Se este casamento fosse de amor, falhava

O falhanço da solução de governo seria penalizador para os três partidos envolvidos.

Vai haver Orçamento. Hoje ou amanhã, na generalidade ou na especialidade, faça chuva ou faça sol, com vários sapos pelo meio, já se sabe que o Orçamento do Estado para 2017 será aprovado. Nem é preciso que fique tudo já arrumado: o Presidente da República veio lembrar que o prazo decorre até dezembro.

A geringonça tem quase 11 meses. Quem duvidava que fosse possível que três partidos tão estranhos entre si conseguissem uma espécie de coligação – palavra que nunca é usada, o que faz com que o termo “geringonça” tenha ganho território para designar o que parece inominável – entende agora que a espécie de coligação vai durar até ao limite.

O facto de o casamento entre PS, PCP e Bloco de Esquerda se fundar no interesse individual de cada partido – e não em qualquer arroubo lírico de união de esquerda – é o que dá a solidez efetiva ao governo de António Costa. Todos têm de ceder, porque o casamento por interesse não pode acabar.

O facto de PCP e Bloco de Esquerda terem aceitado submeter-se às estritas regras do Tratado Orçamento para fazer funcionar um governo socialista é a mais dura de todas as cedências.

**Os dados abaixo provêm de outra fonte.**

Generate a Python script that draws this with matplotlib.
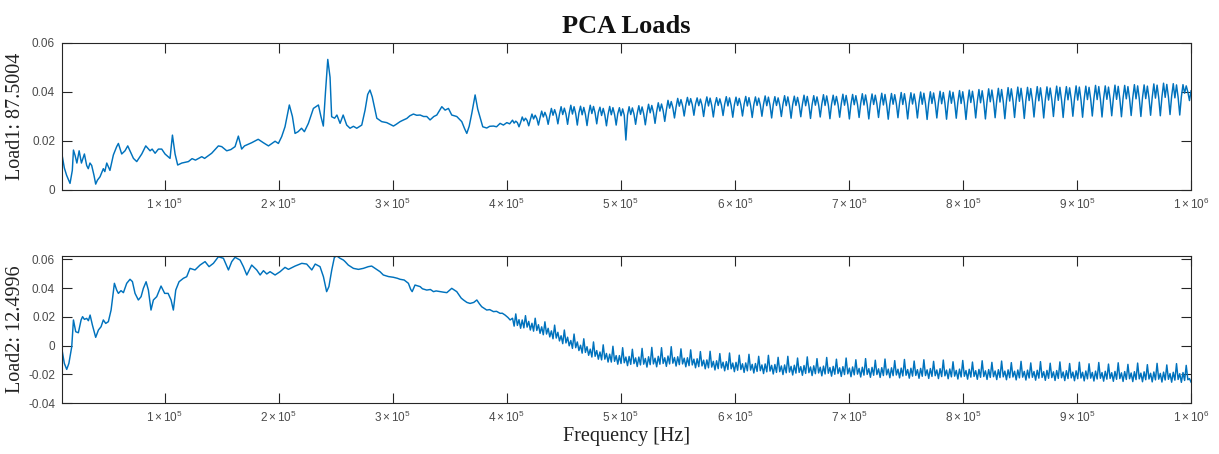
import numpy as np
import matplotlib
matplotlib.use("Agg")
import matplotlib.pyplot as plt

# ---------------- data ----------------
# low-frequency part: (frequency in kHz, load value)
load1_low_band = [
    (10, .0143), (12, .0090), (14, .0060), (17, .0027), (19, .0080), (20, .0163), (21.5, .0140),
    (23, .0110), (25, .0160), (27, .0110), (29.6, .0147), (31.6, .0100), (33, .0087), (34.5, .0110),
    (36, .0100), (38, .0060), (39.5, .0024), (41, .0040), (43.3, .0054), (46.2, .0087), (47.5, .0075),
    (49.2, .0110), (52, .0080), (55, .0143), (57.9, .0177), (59.4, .0190), (62.3, .0147), (65.2, .0160),
    (67.6, .0180), (69.6, .0160), (72.6, .0129), (75.5, .0116), (79.9, .0147), (83.4, .0180), (87.2, .0160),
    (89, .0167), (91.6, .0150), (94.5, .0167), (97.4, .0167), (100.3, .0147), (104.7, .0129), (106.8, .0224),
    (109.1, .0147), (111.4, .0102), (115, .0110), (120.8, .0116), (124, .0128), (127, .0122), (132.5, .0136),
    (135, .0129), (141.2, .0150), (147.1, .0180), (150, .0177), (154.4, .0160), (158, .0165), (161.7, .0177),
    (164.6, .0220), (167.5, .0167), (170, .0180), (176.3, .0193), (182, .0207), (186.5, .0193), (191, .0180),
    (196.8, .0199), (199.7, .0190), (202.6, .0218), (205.5, .0258), (209.3, .0347), (212, .0300), (214.3, .0231),
    (217, .0238), (220, .0252), (222.5, .0238), (226, .0272), (230.4, .0333), (234.8, .0347), (237, .0300),
    (239.1, .0261), (241, .0400), (243, .0533), (245, .0460), (246.4, .0299), (249, .0293), (251, .0306),
    (253.8, .0272), (256.5, .0306), (259.6, .0265), (262.5, .0252), (265.5, .0260), (268.4, .0252), (272.8, .0265),
    (275.7, .0326), (278, .0390), (280, .0408), (282, .0380), (286, .0293), (290.3, .0279), (294.7, .0275),
    (300.6, .0261), (303, .0268), (306.4, .0279), (309, .0285), (312.3, .0292), (315, .0303), (318.1, .0310),
    (321, .0305), (324, .0306), (327, .0300), (329.8, .0300), (332.7, .0286), (336, .0300), (338.6, .0306),
    (343, .0340), (345.9, .0326), (348.8, .0333), (351.7, .0306), (356.1, .0300), (360.5, .0279), (363, .0250),
    (364.9, .0231), (367, .0260), (369.3, .0313), (372.2, .0388), (374.5, .0330), (378.9, .0258), (382.4, .0253),
    (385, .0260), (388.3, .0261), (391, .0258), (394.1, .0272), (397, .0265), (400, .0275), (402.5, .0270),
]

load2_low_band = [
    (10, -.0031), (12, -.0124), (14.1, -.0166), (16, -.0124), (18.5, -.0008), (20, .0178), (22, .0096),
    (24.3, .0089), (26.7, .0178), (28, .0201), (29.6, .0182), (31.6, .0189), (33.1, .0173), (34.6, .0212),
    (36.6, .0143), (39.5, .0057), (41.9, .0108), (44.2, .0131), (46.2, .0178), (48.3, .0154), (50.6, .0166),
    (53, .0247), (55.9, .0433), (57.9, .0386), (59.4, .0363), (61.7, .0382), (63.8, .0368), (66.7, .0433),
    (69.6, .0461), (71.7, .0445), (74, .0363), (76.9, .0317), (79.3, .0340), (81.3, .0398), (83.7, .0444),
    (85.7, .0386), (88, .0247), (90.1, .0317), (93, .0340), (96.8, .0414), (100, .0363), (103, .0363),
    (105.6, .0317), (107.6, .0247), (109.7, .0386), (112.6, .0444), (116.4, .0468), (119.3, .0479),
    (122.2, .0537), (126.6, .0526), (131, .0560), (135.4, .0584), (138.9, .0549), (142.7, .0572),
    (147.1, .0618), (151.5, .0607), (155.9, .0526), (158.8, .0584), (161.7, .0614), (166.1, .0595),
    (169, .0549), (172, .0491), (176.3, .0560), (180.7, .0526), (183.7, .0491), (186.6, .0521), (189.5, .0498),
    (192.4, .0514), (196.8, .0491), (201.2, .0514), (205.5, .0544), (208.5, .0530), (214.3, .0553),
    (220.2, .0572), (224.5, .0567), (229, .0526), (232, .0567), (236.2, .0549), (239.2, .0479), (242, .0375),
    (244, .0410), (246.5, .0526), (248.8, .0614), (251, .0623), (253.8, .0607), (256.7, .0595), (258.2, .0584),
    (261, .0560), (265.5, .0537), (269.9, .0530), (274.2, .0537), (278.6, .0549), (281.5, .0553), (284.5, .0537),
    (288.8, .0514), (291.7, .0491), (296.2, .0480), (300.5, .0475), (304, .0468), (306.4, .0461), (310, .0456),
    (313.7, .0433), (315.7, .0391), (317, .0375), (319.5, .0421), (324, .0410), (326, .0395), (329.8, .0386),
    (333, .0390), (335.7, .0375), (338, .0380), (341.5, .0375), (344, .0372), (347.4, .0368), (351.7, .0398),
    (356.1, .0375), (360, .0330), (362, .0317), (365, .0300), (367.8, .0293), (371, .0300), (373.7, .0317),
    (376, .0290), (378, .0270), (382.4, .0247), (385, .0250), (388.3, .0236), (391, .0238), (394.1, .0224),
    (396, .0225), (398.5, .0212), (401, .0195), (402.9, .0178),
]

# high-frequency part: evenly spaced frequency bins from 405 kHz to 1000 kHz,
# values in units of 1e-4 (one row = one ripple of about 8.5 kHz)
hf_start_khz, hf_stop_khz = 405, 1000
load1_hf_e4 = [
    285, 273, 281, 275, 258, 276,
    298, 282, 293, 284, 262, 287,
    310, 290, 305, 292, 265, 295,
    322, 298, 317, 300, 268, 303,
    333, 305, 328, 307, 270, 310,
    340, 308, 334, 310, 268, 313,
    346, 310, 340, 312, 265, 315,
    342, 307, 337, 309, 263, 312,
    346, 312, 341, 314, 270, 317,
    338, 304, 333, 306, 262, 309,
    341, 307, 336, 309, 265, 312,
    336, 303, 331, 305, 204, 306,
    340, 308, 335, 310, 268, 313,
    344, 309, 339, 311, 266, 314,
    350, 315, 345, 317, 272, 320,
    356, 322, 351, 324, 280, 327,
    366, 334, 361, 336, 294, 339,
    374, 342, 369, 344, 302, 347,
    378, 346, 373, 348, 305, 351,
    376, 344, 371, 346, 300, 349,
    380, 343, 375, 345, 298, 348,
    377, 345, 372, 347, 304, 350,
    381, 343, 376, 345, 297, 348,
    379, 345, 374, 347, 302, 350,
    382, 343, 377, 345, 296, 348,
    380, 345, 375, 347, 301, 350,
    384, 344, 379, 346, 294, 349,
    381, 345, 376, 347, 300, 350,
    385, 344, 380, 346, 293, 349,
    383, 345, 378, 347, 299, 350,
    387, 344, 382, 346, 292, 349,
    385, 346, 380, 348, 298, 351,
    389, 345, 384, 347, 291, 350,
    387, 347, 382, 349, 297, 352,
    391, 346, 386, 348, 290, 351,
    390, 348, 385, 350, 296, 353,
    393, 347, 388, 349, 290, 352,
    392, 349, 387, 351, 296, 354,
    395, 347, 390, 349, 289, 352,
    394, 350, 389, 352, 295, 355,
    398, 349, 393, 351, 290, 354,
    397, 351, 392, 353, 294, 356,
    400, 350, 395, 352, 288, 355,
    401, 353, 396, 355, 294, 358,
    403, 352, 398, 354, 289, 357,
    404, 354, 399, 356, 293, 359,
    406, 353, 401, 355, 288, 358,
    408, 357, 403, 359, 294, 362,
    410, 356, 405, 358, 290, 361,
    413, 360, 408, 362, 295, 365,
    415, 359, 410, 361, 291, 364,
    418, 363, 413, 365, 296, 368,
    420, 362, 415, 364, 292, 367,
    419, 365, 414, 367, 298, 370,
    422, 364, 417, 366, 294, 369,
    421, 367, 416, 369, 300, 372,
    424, 366, 419, 368, 296, 371,
    422, 368, 417, 370, 301, 373,
    425, 367, 420, 369, 297, 372,
    424, 369, 419, 371, 302, 374,
    427, 369, 422, 371, 298, 374,
    425, 370, 420, 372, 303, 375,
    428, 370, 423, 372, 299, 375,
    427, 372, 422, 374, 304, 377,
    430, 372, 425, 374, 300, 377,
    429, 373, 424, 375, 305, 378,
    433, 375, 428, 377, 303, 380,
    436, 378, 431, 380, 308, 383,
    434, 376, 429, 378, 306, 381,
    430, 395, 425, 400, 365, 405,
]
load2_hf_e4 = [
    190, 135, 220, 140, 180, 120,
    178, 123, 208, 128, 168, 108,
    155, 100, 190, 105, 145, 85,
    130, 75, 165, 80, 120, 60,
    102, 47, 142, 52, 92, 32,
    68, 13, 108, 18, 58, -2,
    35, -20, 80, -15, 25, -35,
    2, -53, 47, -48, -8, -68,
    -25, -80, 25, -75, -35, -95,
    -45, -100, 5, -95, -55, -115,
    -60, -115, -5, -110, -70, -130,
    -70, -125, -15, -120, -80, -140,
    -76, -131, -26, -126, -86, -146,
    -80, -135, -20, -130, -90, -150,
    -78, -133, -13, -128, -88, -148,
    -75, -130, -15, -125, -85, -145,
    -73, -128, -8, -123, -83, -143,
    -78, -133, -23, -128, -88, -148,
    -85, -140, -30, -135, -95, -155,
    -92, -147, -42, -142, -102, -162,
    -100, -155, -40, -150, -110, -170,
    -106, -161, -56, -156, -116, -176,
    -112, -167, -52, -162, -122, -182,
    -117, -172, -67, -167, -127, -187,
    -121, -176, -61, -171, -131, -191,
    -125, -180, -75, -175, -135, -195,
    -128, -183, -68, -178, -138, -198,
    -132, -187, -82, -182, -142, -202,
    -135, -190, -75, -185, -145, -205,
    -137, -192, -87, -187, -147, -207,
    -139, -194, -79, -189, -149, -209,
    -141, -196, -91, -191, -151, -211,
    -143, -198, -83, -193, -153, -213,
    -145, -200, -95, -195, -155, -215,
    -147, -202, -87, -197, -157, -217,
    -149, -204, -99, -199, -159, -219,
    -151, -206, -91, -201, -161, -221,
    -152, -207, -102, -202, -162, -222,
    -154, -209, -94, -204, -164, -224,
    -155, -210, -105, -205, -165, -225,
    -157, -212, -97, -207, -167, -227,
    -158, -213, -108, -208, -168, -228,
    -159, -214, -99, -209, -169, -229,
    -160, -215, -110, -210, -170, -230,
    -161, -216, -101, -211, -171, -231,
    -163, -218, -113, -213, -173, -233,
    -164, -219, -104, -214, -174, -234,
    -165, -220, -115, -215, -175, -235,
    -166, -221, -106, -216, -176, -236,
    -167, -222, -117, -217, -177, -237,
    -168, -223, -108, -218, -178, -238,
    -169, -224, -119, -219, -179, -239,
    -170, -225, -110, -220, -180, -240,
    -171, -226, -121, -221, -181, -241,
    -172, -227, -112, -222, -182, -242,
    -173, -228, -123, -223, -183, -243,
    -174, -229, -114, -224, -184, -244,
    -175, -230, -125, -225, -185, -245,
    -176, -231, -116, -226, -186, -246,
    -177, -232, -127, -227, -187, -247,
    -178, -233, -118, -228, -188, -248,
    -179, -234, -129, -229, -189, -249,
    -180, -235, -120, -230, -190, -250,
    -181, -236, -131, -231, -191, -251,
    -182, -237, -122, -232, -192, -252,
    -183, -238, -133, -233, -193, -253,
    -184, -239, -124, -234, -194, -254,
    -185, -240, -135, -235, -195, -255,
    -186, -241, -126, -236, -196, -256,
    -188, -243, -138, -238, -230, -255,
]

title = "PCA Loads"
ylabel1 = "Load1: 87.5004"
ylabel2 = "Load2: 12.4996"
xlabel = "Frequency [Hz]"
xtick_values = [1e5, 2e5, 3e5, 4e5, 5e5, 6e5, 7e5, 8e5, 9e5, 1e6]
xtick_labels = [r"$\mathregular{%d\times10^{%d}}$" % (m, e) for m, e in
                [(1, 5), (2, 5), (3, 5), (4, 5), (5, 5), (6, 5), (7, 5), (8, 5), (9, 5), (1, 6)]]
ytick1_values = [0, 0.02, 0.04, 0.06]
ytick1_labels = ["0", "0.02", "0.04", "0.06"]
ytick2_values = [-0.04, -0.02, 0, 0.02, 0.04, 0.06]
ytick2_labels = ["-0.04", "-0.02", "0", "0.02", "0.04", "0.06"]

# ---------------- build series ----------------
def build(low, hf_e4):
    f_low = np.array([p[0] for p in low]) * 1e3
    v_low = np.array([p[1] for p in low])
    f_hf = np.linspace(hf_start_khz, hf_stop_khz, len(hf_e4)) * 1e3
    v_hf = np.array(hf_e4) * 1e-4
    return np.concatenate([f_low, f_hf]), np.concatenate([v_low, v_hf])

f1, y1 = build(load1_low_band, load1_hf_e4)
f2, y2 = build(load2_low_band, load2_hf_e4)

# ---------------- style ----------------
plt.rcParams["font.family"] = ["Liberation Sans", "DejaVu Sans"]
plt.rcParams["mathtext.fontset"] = "custom"
plt.rcParams["mathtext.rm"] = "Liberation Sans"
plt.rcParams["mathtext.it"] = "Liberation Sans:italic"
plt.rcParams["mathtext.bf"] = "Liberation Sans:bold"

line_color = "#0072BD"
axis_color = "#262626"
tick_label_color = "#4a4a4a"
serif = ["Liberation Serif", "DejaVu Serif"]

fig = plt.figure(figsize=(12.19, 4.54), dpi=100)
ax1 = fig.add_axes([0.0509, 0.5815, 0.9262, 0.3238])
ax2 = fig.add_axes([0.0509, 0.1123, 0.9262, 0.3238])

for ax, f, y, yt, ytl, ylim, yl in [
    (ax1, f1, y1, ytick1_values, ytick1_labels, (0, 0.06), ylabel1),
    (ax2, f2, y2, ytick2_values, ytick2_labels, (-0.04, 0.0623), ylabel2),
]:
    ax.plot(f, y, color=line_color, lw=1.05)
    ax.set_xlim(1e4, 1e6)
    ax.set_ylim(*ylim)
    ax.set_xticks(xtick_values)
    ax.set_xticklabels(xtick_labels)
    ax.set_yticks(yt)
    ax.set_yticklabels(ytl)
    ax.tick_params(direction="in", length=7.5, width=0.8, top=True, right=True,
                   color=axis_color, labelcolor=tick_label_color, labelsize=8.5, pad=5)
    for s in ax.spines.values():
        s.set_color(axis_color)
        s.set_linewidth(0.8)
    ax.set_ylabel(yl, fontsize=14.5, family=serif, color="#222222")
    ax.yaxis.set_label_coords(-0.033, 0.5)

ax1.set_title(title, fontsize=19, fontweight="bold", family=serif, pad=7, color="#111111")
ax2.set_xlabel(xlabel, fontsize=14.5, family=serif, color="#222222")
ax2.xaxis.set_label_coords(0.5, -0.165)

fig.savefig("out.png", dpi=100)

Mas é nela que assenta o acordo de cada partido com o PS. Nem PCP nem Bloco de Esquerda têm ainda condições objetivas para deitar o governo abaixo.

O PS também não tem, para já, possibilidades de avançar para eleições antecipadas porque o resultado arriscava-se a ser o mesmo: a não existência de maioria absoluta. O falhanço da solução de governo seria penalizador para os três partidos envolvidos. E se, a longo prazo, tanto o PCP como o Bloco de Esquerda podem vir a ressentir-se eleitoralmente do apoio dado a um governo que vela pelo “estrito cumprimento dos compromissos europeus” – e aí cair-lhes o céu em cima da cabeça –, hoje não é a véspera desse dia. Enquanto houver interesse comum em manter a geringonça, ela vai continuar.

Se fosse o amor o cimento disto, a espécie de coligação nunca teria existido. Se este casamento fosse de amor, falhava.